→ Stored records:
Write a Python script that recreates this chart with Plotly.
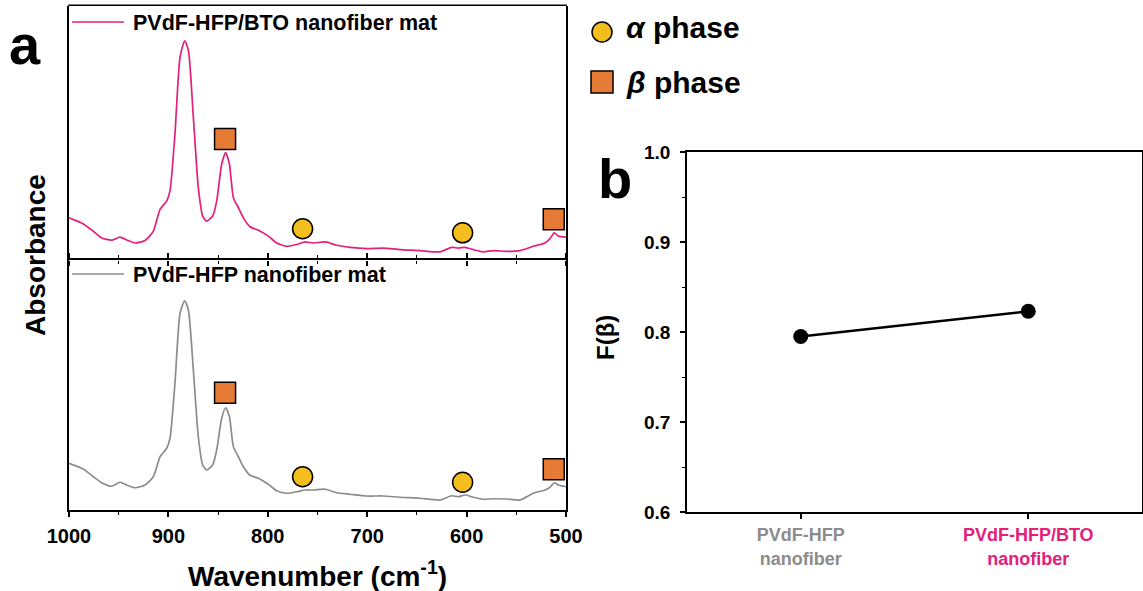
import plotly.graph_objects as go

W, H = 1143, 591
def px(x): return x / W
def py(y): return 1 - y / H

# ---------------- data ----------------
wavenumber = [1000, 985.6, 975.5, 967.1, 957.1, 948.7, 942.0, 933.6, 923.5, 915.2,
              908.4, 901.7, 898.4, 893.4, 888.3, 883.6, 879.9, 874.9, 869.9, 865.5,
              861.5, 855.5, 851.4, 846.4, 842.4, 838.6, 834.6, 829.6, 824.6, 817.9,
              809.5, 799.5, 791.1, 781.0, 770.9, 762.6, 754.2, 742.0, 730.7, 717.3,
              700.5, 683.8, 667.0, 646.9, 626.8, 615.0, 608.3, 601.6, 593.2, 583.2,
              573.1, 559.7, 546.3, 532.9, 521.1, 516.1, 511.7, 507.7, 500]
abs_bto = [16.6, 14.2, 11.3, 8.7, 7.8, 9.0, 7.9, 6.7, 7.7, 11.3,
           19.9, 23.2, 27.2, 49.6, 79.9, 86.3, 82.6, 56.2, 28.5, 17.3,
           15.3, 17.3, 23.2, 37.7, 42.3, 37.7, 24.5, 20.6, 16.6, 13.1,
           11.7, 9.4, 6.7, 5.4, 6.1, 7.1, 6.7, 7.1, 5.8, 5.0,
           4.5, 4.7, 4.1, 3.7, 3.2, 5.0, 4.7, 5.0, 4.1, 3.2,
           3.7, 3.4, 3.7, 5.4, 6.7, 8.4, 10.7, 9.4, 9.0]
abs_pure = [18.7, 16.4, 13.3, 10.9, 9.5, 11.1, 10.0, 8.9, 10.0, 13.3,
            21.3, 24.7, 28.7, 50.7, 78.7, 83.7, 80.0, 56.0, 29.3, 18.0,
            16.0, 18.0, 24.0, 36.7, 40.9, 37.3, 25.3, 21.3, 17.3, 13.9,
            12.7, 10.3, 7.7, 6.7, 7.3, 8.0, 8.0, 8.3, 6.9, 6.3,
            5.6, 5.6, 5.1, 4.7, 4.0, 5.7, 5.3, 6.0, 5.1, 4.3,
            4.5, 4.4, 4.0, 6.7, 8.0, 9.1, 10.9, 10.0, 9.3]

alpha_wn = [765, 604]
alpha_bto_y = [12.3, 10.7]
alpha_pure_y = [13.3, 11.1]
beta_wn = [843, 512.3]
beta_bto_y = [47.6, 16.0]
beta_pure_y = [46.9, 16.3]

samples = ["PVdF-HFP nanofiber", "PVdF-HFP/BTO nanofiber"]
f_beta = [0.795, 0.823]
sample_labels = ['<span style="color:#8C8C8C">PVdF-HFP<br>nanofiber</span>',
                 '<span style="color:#E3207A">PVdF-HFP/BTO<br>nanofiber</span>']

x_ticks = [1000, 900, 800, 700, 600, 500]
fb_ticks = [0.6, 0.7, 0.8, 0.9, 1.0]

PINK = "#E3207A"
GRAY = "#8C8C8C"
YELLOW = "#F4BE1F"
ORANGE = "#E57B35"
FONT = "Liberation Sans"

fig = go.Figure()

# spectra
fig.add_trace(go.Scatter(x=wavenumber, y=abs_bto, mode="lines",
                         line=dict(color=PINK, width=1.7, shape="spline", smoothing=0.6),
                         xaxis="x", yaxis="y", showlegend=False))
fig.add_trace(go.Scatter(x=wavenumber, y=abs_pure, mode="lines",
                         line=dict(color=GRAY, width=1.7, shape="spline", smoothing=0.6),
                         xaxis="x2", yaxis="y2", showlegend=False))
# phase markers
for xa, ya, ay, by in [("x", "y", alpha_bto_y, beta_bto_y), ("x2", "y2", alpha_pure_y, beta_pure_y)]:
    fig.add_trace(go.Scatter(x=alpha_wn, y=ay, mode="markers", xaxis=xa, yaxis=ya,
                             marker=dict(symbol="circle", size=20, color=YELLOW,
                                         line=dict(color="black", width=1.5)),
                             showlegend=False, cliponaxis=False))
    fig.add_trace(go.Scatter(x=beta_wn, y=by, mode="markers", xaxis=xa, yaxis=ya,
                             marker=dict(symbol="square", size=21, color=ORANGE,
                                         line=dict(color="black", width=1.5)),
                             showlegend=False, cliponaxis=False))

# F(beta)
fig.add_trace(go.Scatter(x=[0, 1], y=f_beta, mode="lines+markers", xaxis="x3", yaxis="y3",
                         line=dict(color="black", width=2.5),
                         marker=dict(color="black", size=15), showlegend=False))

axis_common = dict(linecolor="black", linewidth=1.5, showgrid=False,
                   zeroline=False, automargin=False)

y_split = 260
fig.update_layout(
    template="none",
    width=W, height=H, margin=dict(l=0, r=0, t=0, b=0, pad=0, autoexpand=False),
    paper_bgcolor="white", plot_bgcolor="white",
    font=dict(family=FONT, color="black"),
    # top spectrum panel: only downward ticks on shared border (line drawn by lower panel)
    xaxis=dict(domain=[px(69), px(566)], anchor="y", range=[1000, 500],
               tickvals=x_ticks, showticklabels=False, ticks="outside", ticklen=5,
               tickwidth=1.5, tickcolor="black", showline=False,
               minor=dict(dtick=50, tick0=0, ticks="outside", ticklen=3, tickwidth=1.2, tickcolor="black"),
               **axis_common),
    yaxis=dict(domain=[py(y_split), py(6)], anchor="x", range=[0, 100], showticklabels=False,
               ticks="", showline=True, mirror=True, **axis_common),
    xaxis2=dict(domain=[px(69), px(566)], anchor="y2", range=[1000, 500],
                tickvals=x_ticks, ticktext=[str(v) for v in x_ticks], showline=True,
                ticks="outside", ticklen=5, tickwidth=1.5, tickcolor="black", mirror="ticks",
                minor=dict(dtick=50, tick0=0, ticks="outside", ticklen=3, tickwidth=1.2, tickcolor="black"),
                tickfont=dict(size=20, family=FONT, weight="bold", color="black"),
                ticklabelstandoff=2, **axis_common),
    yaxis2=dict(domain=[py(510), py(y_split)], anchor="x2", range=[0, 100], showticklabels=False,
                ticks="", showline=True, mirror=True, **axis_common),
    xaxis3=dict(domain=[px(687), px(1142)], anchor="y3", range=[-0.5, 1.5],
                tickvals=[0, 1], ticktext=sample_labels, ticks="outside", ticklen=5,
                tickwidth=1.5, tickcolor="black", mirror=True, showline=True,
                tickfont=dict(size=18, family=FONT, weight="bold"),
                ticklabelstandoff=1, **axis_common),
    yaxis3=dict(domain=[py(512), py(152)], anchor="x3", range=[0.6, 1.0],
                tickvals=fb_ticks, ticktext=["%.1f" % v for v in fb_ticks],
                ticks="outside", ticklen=5, tickwidth=1.5, tickcolor="black", mirror=True,
                showline=True,
                minor=dict(dtick=0.05, tick0=0.6, ticks="outside", ticklen=3, tickwidth=1.2, tickcolor="black"),
                tickfont=dict(size=19, family=FONT, weight="bold", color="black"),
                ticklabelstandoff=6, **axis_common),
)

annotations = []
def add_text(x, y, text, size, xanchor="center", angle=0, color="black"):
    annotations.append(dict(x=px(x), y=py(y), xref="paper", yref="paper", text=text,
                            showarrow=False, xanchor=xanchor, yanchor="middle",
                            textangle=angle,
                            font=dict(family=FONT, size=size, color=color, weight="bold")))

add_text(25, 44, "a", 56)
add_text(615, 178, "b", 56)
add_text(35, 255, "Absorbance", 28, angle=-90)
add_text(317, 574, "Wavenumber (cm<sup>-1</sup>)", 28)
add_text(605, 338, "F(β)", 24, angle=-90)
add_text(131, 23, "PVdF-HFP/BTO nanofiber mat", 21.5, xanchor="left")
add_text(131, 275, "PVdF-HFP nanofiber mat", 21.5, xanchor="left")
add_text(624, 27, "<i>α</i> phase", 30, xanchor="left")
add_text(624, 82, "<i>β</i> phase", 30, xanchor="left")
fig.update_layout(annotations=annotations)

shapes = [
    # top border of the upper spectrum panel
    dict(type="line", xref="paper", yref="paper", x0=px(68.25), x1=px(566.75), y0=py(5.25), y1=py(5.25),
         line=dict(color="black", width=1.5)),
    dict(type="line", xref="paper", yref="paper", x0=px(72), x1=px(124), y0=py(22), y1=py(22),
         line=dict(color=PINK, width=1.6)),
    dict(type="line", xref="paper", yref="paper", x0=px(72), x1=px(124), y0=py(274), y1=py(274),
         line=dict(color=GRAY, width=1.6)),
    dict(type="circle", xref="paper", yref="paper", x0=px(592), x1=px(612), y0=py(22), y1=py(42),
         fillcolor=YELLOW, line=dict(color="black", width=1.5)),
    dict(type="rect", xref="paper", yref="paper", x0=px(591), x1=px(613), y0=py(71), y1=py(93),
         fillcolor=ORANGE, line=dict(color="black", width=1.5)),
]
fig.update_layout(shapes=shapes)

fig.write_html("out.html")
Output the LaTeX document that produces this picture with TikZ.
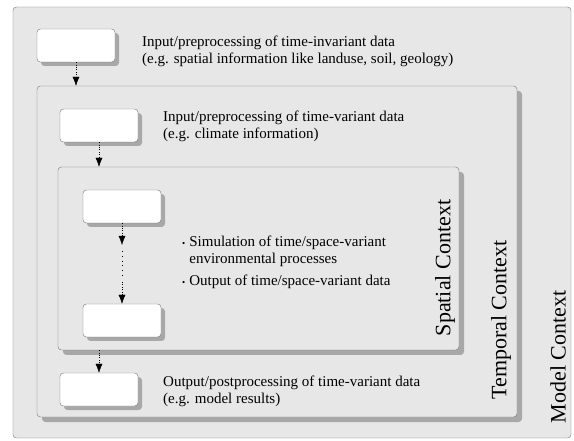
\documentclass[tikz,border=0pt]{standalone}
\usepackage{fontspec}
\setmainfont{Liberation Serif}
\usetikzlibrary{positioning,arrows.meta,shadows}
\tikzstyle{plan} = [x = 1pt, y = -1pt]
\definecolor{panelGray}{RGB}{231,231,231}
\definecolor{edgeGray}{RGB}{115,115,115}
\definecolor{shadowGray}{RGB}{168,168,168}
\tikzstyle{contextFrame} = [draw=edgeGray, fill=panelGray, rounded corners = .12cm, inner sep=0pt,
  drop shadow={shadow xshift=5pt, shadow yshift=-5pt, fill=shadowGray, opacity=1}]
\tikzstyle{outerFrame} = [draw=edgeGray, fill=panelGray, rounded corners = .12cm, inner sep=0pt]
\tikzstyle{stepBox} = [draw=edgeGray, fill=white, rounded corners = .12cm, inner sep=0pt,
  minimum width=78pt, minimum height=33pt,
  drop shadow={shadow xshift=4pt, shadow yshift=-4pt, fill=shadowGray, opacity=1}]
\tikzstyle{stepText} = [anchor=west, align=left, inner sep=0pt, font=\fontsize{15}{17}\selectfont]
\tikzstyle{contextLabel} = [rotate=90, inner sep=0pt, font=\fontsize{22}{24}\selectfont]
\tikzstyle{flow} = [dotted, thin, -{Latex[length=9pt, width=7pt]}]
\newcommand{\contextNode}[5]{\node [contextFrame, minimum width=#4 - #2, minimum height=#5 - #3] (#1) at ({(#2 + #4)/2}, {(#3 + #5)/2}) {};}

\begin{document}
\begin{tikzpicture}[plan]
  \useasboundingbox (0,0) rectangle (574,441);

  % model, temporal and spatial context
  \node [outerFrame, minimum width=558pt, minimum height=431pt] (model) at (292,222.5) {};
  \contextNode{temporal}{37}{86}{517}{417}
  \contextNode{spatial}{58}{167}{459}{350}

  \node [contextLabel] (spatialLabel) at (445,268) {Spatial Context};
  \node [contextLabel] (temporalLabel) at (501,320) {Temporal Context};
  \node [contextLabel] (modelLabel) at (558,357) {Model Context};

  % processing steps
  \node [stepBox] (invariantBox) at (76,45.5) {};
  \node [stepBox] (variantBox) at (99,125.5) {};
  \node [stepBox] (simFirst) at (122,206.5) {};
  \node [stepBox] (simLast) at (122,320.5) {};
  \node [stepBox] (outputBox) at (99,389.5) {};

  \node [stepText] (invariantText) at (142,51) {Input/preprocessing of time-invariant data\\(e.g. spatial information like landuse, soil, geology)};
  \node [stepText] (variantText) at (163,126) {Input/preprocessing of time-variant data\\(e.g. climate information)};
  \node [stepText] (simText) at (182,263) {\begin{tabular}{@{}l@{\hspace{4pt}}l@{}}
      {\small\textbullet} & Simulation of time/space-variant\\
      & environmental processes\\[5pt]
      {\small\textbullet} & Output of time/space-variant data
    \end{tabular}};
  \node [stepText] (outputText) at (163,391) {Output/postprocessing of time-variant data\\(e.g. model results)};

  % connectors
  \coordinate (simGapTop) at (122,245);
  \coordinate (dotsTop) at (122,251);
  \coordinate (dotsBottom) at (122,276);
  \coordinate (simGapBottom) at (122,282);
  \draw [flow] (invariantBox.south) -- (invariantBox.south |- temporal.north);
  \draw [flow] (variantBox.south) -- (variantBox.south |- spatial.north);
  \draw [flow] (simFirst.south) -- (simGapTop);
  \draw [loosely dotted, thick] (dotsTop) -- (dotsBottom);
  \draw [flow] (simGapBottom) -- (simLast.north);
  \draw [flow] (outputBox.north |- spatial.south) -- (outputBox.north);
\end{tikzpicture}
\end{document}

→ What to do: Make an exact copy of the lines from the top of the material through the line with "beta_pure_y = [46.9, 16.3]", pictures excluded.

→ Result:
Write a Python script that recreates this chart with Plotly.
import plotly.graph_objects as go

W, H = 1143, 591
def px(x): return x / W
def py(y): return 1 - y / H

# ---------------- data ----------------
wavenumber = [1000, 985.6, 975.5, 967.1, 957.1, 948.7, 942.0, 933.6, 923.5, 915.2,
              908.4, 901.7, 898.4, 893.4, 888.3, 883.6, 879.9, 874.9, 869.9, 865.5,
              861.5, 855.5, 851.4, 846.4, 842.4, 838.6, 834.6, 829.6, 824.6, 817.9,
              809.5, 799.5, 791.1, 781.0, 770.9, 762.6, 754.2, 742.0, 730.7, 717.3,
              700.5, 683.8, 667.0, 646.9, 626.8, 615.0, 608.3, 601.6, 593.2, 583.2,
              573.1, 559.7, 546.3, 532.9, 521.1, 516.1, 511.7, 507.7, 500]
abs_bto = [16.6, 14.2, 11.3, 8.7, 7.8, 9.0, 7.9, 6.7, 7.7, 11.3,
           19.9, 23.2, 27.2, 49.6, 79.9, 86.3, 82.6, 56.2, 28.5, 17.3,
           15.3, 17.3, 23.2, 37.7, 42.3, 37.7, 24.5, 20.6, 16.6, 13.1,
           11.7, 9.4, 6.7, 5.4, 6.1, 7.1, 6.7, 7.1, 5.8, 5.0,
           4.5, 4.7, 4.1, 3.7, 3.2, 5.0, 4.7, 5.0, 4.1, 3.2,
           3.7, 3.4, 3.7, 5.4, 6.7, 8.4, 10.7, 9.4, 9.0]
abs_pure = [18.7, 16.4, 13.3, 10.9, 9.5, 11.1, 10.0, 8.9, 10.0, 13.3,
            21.3, 24.7, 28.7, 50.7, 78.7, 83.7, 80.0, 56.0, 29.3, 18.0,
            16.0, 18.0, 24.0, 36.7, 40.9, 37.3, 25.3, 21.3, 17.3, 13.9,
            12.7, 10.3, 7.7, 6.7, 7.3, 8.0, 8.0, 8.3, 6.9, 6.3,
            5.6, 5.6, 5.1, 4.7, 4.0, 5.7, 5.3, 6.0, 5.1, 4.3,
            4.5, 4.4, 4.0, 6.7, 8.0, 9.1, 10.9, 10.0, 9.3]

alpha_wn = [765, 604]
alpha_bto_y = [12.3, 10.7]
alpha_pure_y = [13.3, 11.1]
beta_wn = [843, 512.3]
beta_bto_y = [47.6, 16.0]
beta_pure_y = [46.9, 16.3]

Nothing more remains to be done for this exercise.